Since the new position was established in 2011, it has had trouble gaining traction in Maine’s largest city. Less than five months from Election Day, only two people are running to helm the state’s economic center and its only consistent bastion of local progressive policy.
In the heavily Democratic city, the last five years have been marked by electoral and referendum wars between those closer with the business community and activists who favor sweeping changes. Both camps have had victories, and the lines between them have often been blurred.
All along, the job of Portland mayor has been difficult because of political tensions, the times and a lack of formal authority that makes the job more of a figurehead than an executive despite a full-time title and a salary in the low six figures. There also has been a pendulum swing in personalities in the office.
“The idea of the mayor of Portland, Maine, it sounds nice. It looks good,” said City Councilor Andrew Zarro, one of the candidates running for mayor this year. “It is arguably one of the hardest jobs in the state of Maine.”
The mayor’s main job under the city charter is to articulate the city’s goals. They are a member of the City Council, run meetings and can veto budgets. But the council-appointed city manager selects department heads, proposes the budget and runs day-to-day operations.
The scope of the job was the main subject of one of Portland’s recent political battles. Progressives swept a low-turnout 2021 election to select most of the members of a commission to revamp the city charter. Those in that camp also took over the City Council later that year, something that was seen as a positive sign for efforts to strengthen the office of the mayor.
It did not go that way.
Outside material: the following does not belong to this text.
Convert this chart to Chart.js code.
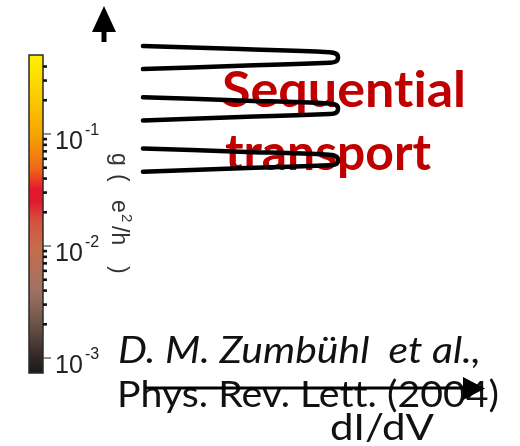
<!DOCTYPE html>
<html lang="en">
<head>
  <meta charset="UTF-8">
  <title>Sequential transport</title>
  <style>
    html, body { margin: 0; padding: 0; background: #fff; }
    canvas { display: block; }
  </style>
</head>
<body>
  <canvas id="chart" width="520" height="446"></canvas>

  <script src="https://cdn.jsdelivr.net/npm/chart.js"></script>

  <script>
    // hairpin traces (x = bias along dI/dV, y = gate level)
    const hairpinX = [0, 0.5, 0.955, 0.99, 1.0, 0.99, 0.955, 0.5, 0];
    const curve1Y = [6.375, 6.315, 6.255, 6.225, 6.15, 6.075, 6.05, 5.99, 5.925];
    const curve2Y = [5.375, 5.315, 5.255, 5.225, 5.15, 5.075, 5.05, 4.99, 4.925];
    const curve3Y = [4.375, 4.315, 4.255, 4.225, 4.15, 4.075, 4.05, 3.99, 3.925];

    // colour bar, g in e^2/h
    const cbarMin = 7.35e-4;
    const cbarMax = 0.507;
    const cbarMajor = [1e-1, 1e-2, 1e-3];
    const cbarMajorExp = ["-1", "-2", "-3"];
    const cbarMinor = [2e-3, 3e-3, 4e-3, 5e-3, 6e-3, 7e-3, 8e-3, 9e-3,
                       2e-2, 3e-2, 4e-2, 5e-2, 6e-2, 7e-2, 8e-2, 9e-2,
                       2e-1, 3e-1, 4e-1];
    const cbarColors = [
      [0.507, "#fff200"], [0.2, "#fbc800"], [0.1, "#f7a500"], [0.05, "#f06a18"],
      [0.032, "#e8182c"], [0.025, "#e01a30"], [0.017, "#d4503a"], [0.01, "#c86c4a"],
      [0.004, "#a07262"], [0.002, "#6a5448"], [0.001, "#302626"], [0.000735, "#1a1a1a"]
    ];

    function makeCurve(ys) {
      return {
        data: hairpinX.map((x, i) => ({ x: x, y: ys[i] })),
        showLine: true,
        borderColor: "#000",
        borderWidth: 4.5,
        borderCapStyle: "round",
        borderJoinStyle: "round",
        pointRadius: 0,
        tension: 0.4,
        clip: false
      };
    }

    // stretch a string so it spans left..right
    function fitText(ctx, str, left, right, base, font, color) {
      ctx.save();
      ctx.font = font;
      const w = ctx.measureText(str).width;
      ctx.translate(left, base);
      ctx.scale((right - left) / w, 1);
      ctx.fillStyle = color;
      ctx.textBaseline = "alphabetic";
      ctx.fillText(str, 0, 0);
      ctx.restore();
    }

    function drawArrowHead(ctx, tip, b1, b2) {
      ctx.beginPath();
      ctx.moveTo(tip[0], tip[1]);
      ctx.lineTo(b1[0], b1[1]);
      ctx.lineTo(b2[0], b2[1]);
      ctx.closePath();
      ctx.fill();
    }

    const decor = {
      id: "decor",
      beforeDatasetsDraw(chart) {
        const ctx = chart.ctx;
        const cb = chart.scales.cbar;
        const top = cb.getPixelForValue(cbarMax);
        const bottom = cb.getPixelForValue(cbarMin);
        const x0 = 29, x1 = 43;

        // colour bar
        const grad = ctx.createLinearGradient(0, top, 0, bottom);
        cbarColors.forEach(([v, c]) => {
          const f = (cb.getPixelForValue(v) - top) / (bottom - top);
          grad.addColorStop(Math.min(1, Math.max(0, f)), c);
        });
        ctx.save();
        ctx.fillStyle = grad;
        ctx.fillRect(x0, top, x1 - x0, bottom - top);
        ctx.strokeStyle = "#2a2a2a";
        ctx.lineWidth = 1.5;
        ctx.strokeRect(x0, top, x1 - x0, bottom - top);

        ctx.fillStyle = "#111";
        cbarMinor.forEach(v => {
          const y = cb.getPixelForValue(v);
          ctx.fillRect(x1, y - 1.3, 4, 2.6);
        });
        ctx.strokeStyle = "#444";
        ctx.lineWidth = 1.2;
        cbarMajor.forEach((v, i) => {
          const y = cb.getPixelForValue(v);
          ctx.beginPath();
          ctx.moveTo(x1, y);
          ctx.lineTo(x1 + 8, y);
          ctx.stroke();
          ctx.fillStyle = "#222";
          ctx.font = '25px "Liberation Sans"';
          ctx.fillText("10", 55, y + 15);
          ctx.font = '16px "Liberation Sans"';
          ctx.fillText(cbarMajorExp[i], 85, y + 1);
        });

        // colour bar label, rotated
        ctx.translate(112, 0);
        ctx.rotate(Math.PI / 2);
        ctx.fillStyle = "#333";
        ctx.font = '23px "Liberation Sans"';
        [["g", 153], ["(", 174], ["e", 200], ["/h", 226], [")", 266]].forEach(([s, y]) => {
          ctx.fillText(s, y, 0);
        });
        ctx.font = '15px "Liberation Sans"';
        ctx.fillText("2", 214, -10);
        ctx.restore();

        // annotations (ZWNJ keeps Lato from joining "ti")
        const red = "#c00000";
        fitText(ctx, "Sequent\u200Cial", 222, 466, 107, 'bold 49px Lato', red);
        fitText(ctx, "transport", 225, 431, 170, 'bold 49px Lato', red);
        fitText(ctx, "D. M. Zumbühl  et al.,", 118, 481, 363, 'italic 36px Lato', "#111");
        fitText(ctx, "Phys. Rev. Let\u200Ct. (2004)", 117, 499, 407, '36px Lato', "#111");
        fitText(ctx, "dI/dV", 330, 434, 440, '37px Lato', "#111");

        // axes arrows
        ctx.save();
        ctx.fillStyle = "#000";
        ctx.strokeStyle = "#000";
        ctx.lineWidth = 3;
        ctx.beginPath();
        ctx.moveTo(145, 388);
        ctx.lineTo(468, 388);
        ctx.stroke();
        drawArrowHead(ctx, [485, 388.5], [463, 377], [463, 400]);
        ctx.lineWidth = 5;
        ctx.beginPath();
        ctx.moveTo(104, 42);
        ctx.lineTo(104, 28);
        ctx.stroke();
        drawArrowHead(ctx, [104, 6], [92, 32], [116, 32]);
        ctx.restore();
      }
    };

    new Chart(document.getElementById("chart"), {
      type: "scatter",
      data: {
        datasets: [makeCurve(curve1Y), makeCurve(curve2Y), makeCurve(curve3Y)]
      },
      options: {
        responsive: false,
        animation: false,
        layout: { padding: { top: 55, bottom: 73, left: 0, right: 0 } },
        plugins: { legend: { display: false }, tooltip: { enabled: false } },
        scales: {
          x: { type: "linear", min: -0.733, max: 1.933, display: false },
          y: { type: "linear", min: 0, max: 6.2, display: false },
          cbar: { type: "logarithmic", axis: "y", position: "left", min: cbarMin, max: cbarMax, display: false }
        }
      },
      plugins: [decor]
    });
  </script>
</body>
</html>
Among the biggest recommendations from the charter commission was a strong mayor who would nominate the city manager and department heads and could also veto ordinances. The council would have expanded from nine to 12 members. Nearly two-thirds of city voters rejected it in 2022, locking in the current power structure.
That was after business interests led a campaign under the banner “Enough Is Enough” that raised more than $1 million and urged voters to vote no down the ballot, including on key charter recommendations and another list of questions from the Democratic Socialists of America’s Maine chapter, including one that would have sharply raised the minimum wage.
Nearly every living former Portland mayor, spanning eras in which the position was council-appointed and elected, opposed the change. It did not land well with councilors, with four of the five who indicated positions to the Portland Press Herald opposing it.
The idea came from a history of struggles in the position. The first Portland mayor, Michael Brennan, was ousted in 2015 in large part because of a bad relationship with the council. Eleven councilors and school board members plus the local chamber of commerce endorsed his successor, Ethan Strimling, who promised to be the city’s “listener-in-chief.”
He quickly morphed into a progressive movement builder. He warred with then-City Manager Jon Jennings on issues ranging from key policies to access to city staff, losing those old alliances. Snyder, the current mayor and a former school board chair, stayed away from combat with Strimling but proved to be his direct opposite in the race. She promised to be a facilitator and eschewed a specific policy agenda, winning a rout with 61 percent of votes.
She has avoided political problems of the past by mostly winning over the council. But her era has been marked by the frequent referendums and the difficulty of managing the COVID-19 pandemic, the response to racial-justice protests of 2020 and the homelessness crisis driven in part by a wave of asylum seekers coming to the city this year.
Snyder announced last year that she would not seek reelection, saying then that she wanted to make sure voters knew that before she weighed in against the changes to her position. She said in an interview that she’s not running again because she will “be out of steam” this year.
Snyder believes the role of Portland mayor has “a functional job description,” but she urged those looking to succeed her to make sure they understand it and realize that while they are a public face and many will look to them for solutions, the mayor is one of nine councilors.
“All I can say is, it is what it is,” she said. “It has its limits. It has its opportunities.”
The activist crowd in the city increasingly sees the government structure as inert by design in a way that favors established interests. Wes Pelletier, who chaired the Maine DSA’s referendum campaign, sees Snyder as someone with “a vested interest in not doing anything,” councilors as lacking their own agendas and the city staff as inherently conservative.
“There’s a rising contingent that the DSA is very much riding of people that are like, ‘Why the f— isn’t our government doing anything?’” he said.
Even some who generally favor the current structure think the Portland mayor should have more authority. Brennan, now a state representative, said the mayor should be able to present the initial city budget. It would make the mayor more accountable for key policies without severing them from the council, he said.
Only Zarro and political newcomer Dylan Pugh, a web developer, are running for the position now. The next Portland mayor could learn from the last three by blending Brennan’s skill at advocating for the city in Augusta with Strimling’s populism and Snyder’s facilitating ability, said Marpheen Chann, a charter commission member who opposed the governance changes.
He recounted talking with a member of the 2010 charter commission that established the position of mayor as it is, saying the job works but needs “a George Washington” to cement it.
“Tall order, right?” Chann said with a laugh.